We need time that we don’t want yet the saying ‘fools rush in’ is a daunting piece in both our minds. How much damage occurs if we get back together so soon. If we don’t allow ourselves to heal.

You want no contact and then you do.
It is all very simple. You are being pulled in both directions and I am just the wind that goes whatever way the source is facing. You are calling the shots and  I don’t have ( nor do I care to have ) much choice at the moment. I am okay with that. For now.
This is a depiction of your flipflop of a mind, and I need you to see that.

In the wavering of your decisions, it is more probable that the outcome is this: you will see you do not want to be a part from me, not now, not ever.

And this outcome is where the beginning of forgiveness will start.
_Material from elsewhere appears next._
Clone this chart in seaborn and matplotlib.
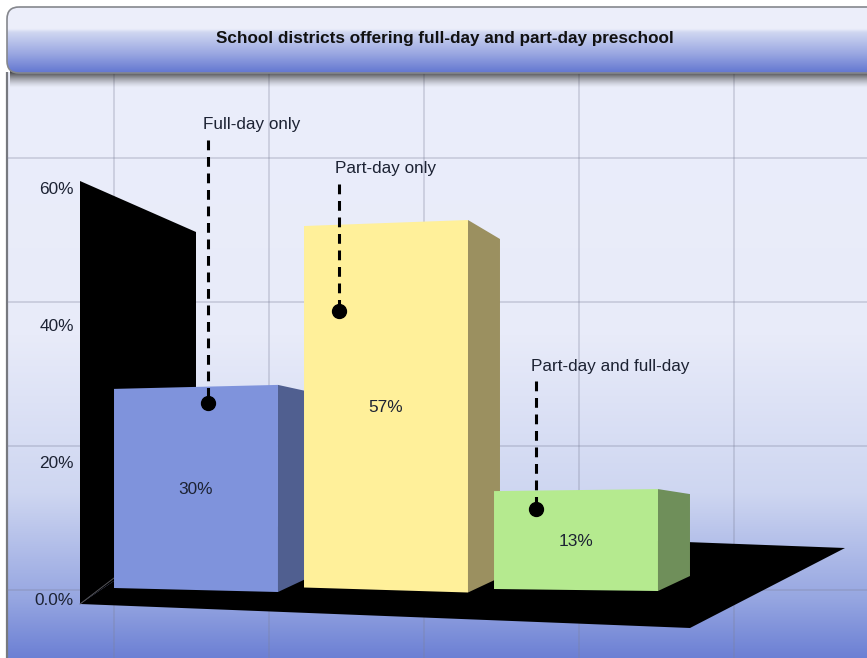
import numpy as np
import pandas as pd
import matplotlib
matplotlib.use("Agg")
import matplotlib.pyplot as plt
import seaborn as sns
from matplotlib.patches import FancyBboxPatch, Polygon, Rectangle

# Chart values
categories = ["Full-day only", "Part-day only", "Part-day and full-day"]
shares = [30, 57, 13]
tick_values = [0, 20, 40, 60]
tick_labels = ["0.0%", "20%", "40%", "60%"]
chart_title = "School districts offering full-day and part-day preschool"

W, H = 867, 658
PX_PER_PCT = 6.07   # front face scale
ZERO_PY = 569       # pixel row of 0% at the front of the bars
BASE = -3.46        # bars stand a little below the 0 line in this fake 3D
SLOT = 190          # pixels between bar centres

sns.set_theme(style="white")
plt.rcParams["font.family"] = ["Liberation Sans", "DejaVu Sans"]
TEXT = "#1c2233"


def gradient(stops, height=400):
    pos = np.linspace(0, 1, height)
    at = [s[0] for s in stops]
    rgb = [np.interp(pos, at, [s[1][c] / 255 for s in stops]) for c in range(3)]
    return np.stack(rgb, axis=1)[:, None, :]


fig = plt.figure(figsize=(W / 100, H / 100), dpi=100, facecolor="white")

# Backdrop in pixel coordinates
bg = fig.add_axes([0, 0, 1, 1], zorder=0)
bg.set_xlim(0, W)
bg.set_ylim(H, 0)
bg.axis("off")
panel = gradient([(0, (235, 238, 251)), (0.45, (232, 235, 249)), (0.72, (206, 214, 241)),
                  (0.9, (150, 166, 225)), (1, (108, 128, 212))])
bg.imshow(panel, extent=(7, W, H, 72), aspect="auto", zorder=0)
bg.add_patch(Rectangle((7, 72), 0, H, ec="#77797f", lw=1.6, zorder=1))
bg.set_xlim(0, W)
bg.set_ylim(H, 0)

# Grid
bg.vlines([114, 269, 424, 579, 734], 73, H, color="#7c8099", alpha=0.27, lw=1.4, zorder=1)
bg.hlines([158, 302, 446, 590], 7, W, color="#7c8099", alpha=0.27, lw=1.4, zorder=1)

# Black wall and floor
bg.add_patch(Polygon([(80, 181), (196, 232), (196, 525), (80, 604)], fc="black", ec="none", zorder=2))
bg.add_patch(Polygon([(80, 604), (690, 628), (845, 548), (235, 525), (196, 525)], fc="black", ec="none", zorder=2))
bg.plot([80, 114], [604, 578], color="#55555a", lw=0.7, zorder=3)

# Header bar with its shadow
shadow = np.zeros((80, 1, 4))
shadow[:, :, 3] = np.concatenate([np.full(36, 0.82), np.linspace(0.82, 0, 44) ** 1.4])[:, None]
shadow[:, :, :3] = 0.12
bg.imshow(shadow, extent=(10, W, 88, 60), aspect="auto", zorder=4)
head = gradient([(0, (237, 239, 251)), (0.33, (236, 238, 250)), (0.38, (208, 215, 241)),
                 (0.7, (155, 168, 226)), (1, (98, 118, 208))])
box = FancyBboxPatch((16, 16), W + 30, 48, boxstyle="round,pad=9,rounding_size=12",
                     fc="none", ec="#85878d", lw=1.2, zorder=6)
bg.add_patch(box)
im = bg.imshow(head, extent=(7, W, 73, 7), aspect="auto", zorder=5)
im.set_clip_path(box)
bg.set_xlim(0, W)
bg.set_ylim(H, 0)

# Bars through seaborn, on a full figure axes scaled to the front face
ax = fig.add_axes([0, 0, 1, 1], zorder=1)
ax.patch.set_alpha(0)
df = pd.DataFrame({"category": categories, "share": shares})
sns.barplot(data=df, x="category", y="share", hue="category", legend=False, width=0.863,
            palette=["#7f93dc", "#fff09a", "#b5ea8f"], bottom=BASE, saturation=1, ax=ax)
ax.set_xlim(-196 / SLOT, (W - 196) / SLOT)
ax.set_ylim((ZERO_PY - H) / PX_PER_PCT, ZERO_PY / PX_PER_PCT)
ax.axis("off")

side_colors = ["#505f90", "#9b9060", "#6f8f5a"]
top_drop = [7, 19, 5]      # pixels the top edge falls going back
lean_top = [2, 3, 1]       # slight tilt of the front face
lean_bot = [2, 2.5, 1]
depth = 32 / SLOT
bars = list(ax.patches)
for i, bar in enumerate(bars):
    x0, x1 = bar.get_x(), bar.get_x() + bar.get_width()
    y0, y1 = BASE, shares[i]
    px = 1 / PX_PER_PCT
    tl, tr = y1 - lean_top[i] * px, y1 + lean_top[i] * px
    bl, br = y0 + lean_bot[i] * px, y0 - lean_bot[i] * px
    ax.add_patch(Polygon([(x1, tr), (x1 + depth, tr - top_drop[i] * px),
                          (x1 + depth, br + 15 * px), (x1, br)],
                         fc=side_colors[i], ec="none", zorder=2 + 2 * i))
    ax.add_patch(Polygon([(x0, tl), (x1, tr), (x1, br), (x0, bl)],
                         fc=bar.get_facecolor(), ec="none", zorder=3 + 2 * i))
    bar.set_visible(False)
    ax.text((x0 + x1) / 2, (y0 + y1) / 2 - px, f"{shares[i]}%", ha="center", va="center",
            fontsize=12.4, color=TEXT, zorder=20)

# Wall axis, only for the tick labels
wall = fig.add_axes([80 / W, (H - 599) / H, 116 / W, (599 - 188) / H], zorder=2)
wall.patch.set_alpha(0)
wall.set_ylim(0, 60)
wall.set_xticks([])
wall.set_yticks(tick_values)
wall.set_yticklabels(tick_labels, fontsize=12.4, color=TEXT)
wall.tick_params(axis="y", length=0, pad=4.5)
sns.despine(ax=wall, left=True, bottom=True)

# Callouts and title on top, pixel coordinates again
top = fig.add_axes([0, 0, 1, 1], zorder=3)
top.patch.set_alpha(0)
top.set_xlim(0, W)
top.set_ylim(H, 0)
top.axis("off")
callouts = [(208, 403, 140, 203, 125), (339, 311, 184, 335, 169), (536, 509, 381, 531, 366)]
for name, (dx, dy, line_top, lx, ly) in zip(categories, callouts):
    top.plot([dx, dx], [line_top, dy], color="black", lw=2.2, ls=(0, (3.2, 2.2)), zorder=1)
    top.plot(dx, dy, "o", color="black", ms=10, zorder=2)
    top.text(lx, ly, name, ha="left", va="center", fontsize=12.3, color=TEXT)
top.text(444.5, 38.5, chart_title, ha="center", va="center", fontsize=12.35,
         fontweight="bold", color="#111111")

fig.savefig("out.png", dpi=100)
“Ends are not bad things, they just mean that something else is about to begin. And there are many things that don’t really end, anyway, they just begin again in a new way. Ends are not bad and many ends aren’t really an ending; some things are never-ending.”
C. JoyBell C.

Different Types of Tough

There are lots of good wonderfuls about life. Negative wonderfuls that make us stronger,better people.
Sometimes those saddy wonderfuls just suck to go through. We just want to be on the other side of it where we are that stronger,better person.

There are all kinds of different tough wonderfuls.
There are the monotone lines of the stuff. That are a constant apparency in your life.

There are ones that you can shove away for a little while, distract yourself with events or other people.

The rollercoaster ones that have you up for a day and then sunk to the bottom of the ocean the next. Being on that ride for weeks? That otta make your guts feel like they’re gonna spill out of your eyes.
There are ones that have you home in bed, wanting nothing to do with life.

I’m not sure if there’s a benefit in figuring out which one you’re experiencing. I suppose I just point these out because I figured which category I was in. The rollercoaster one.
In knowing that I kind of brace myself for the stomach dropping falls. It makes the happy ride in the clouds slightly salty and disfigured but that’s part of the bracing.

It’s an emotional,mental and physically exhausting trip. I tell myself often that the journey, as sucky as it is, it’s going to be okay. I have to believe that or else staying under the ocean will seem like a very pleasant and peaceful place, the glad clouds a mere unobtainable dream.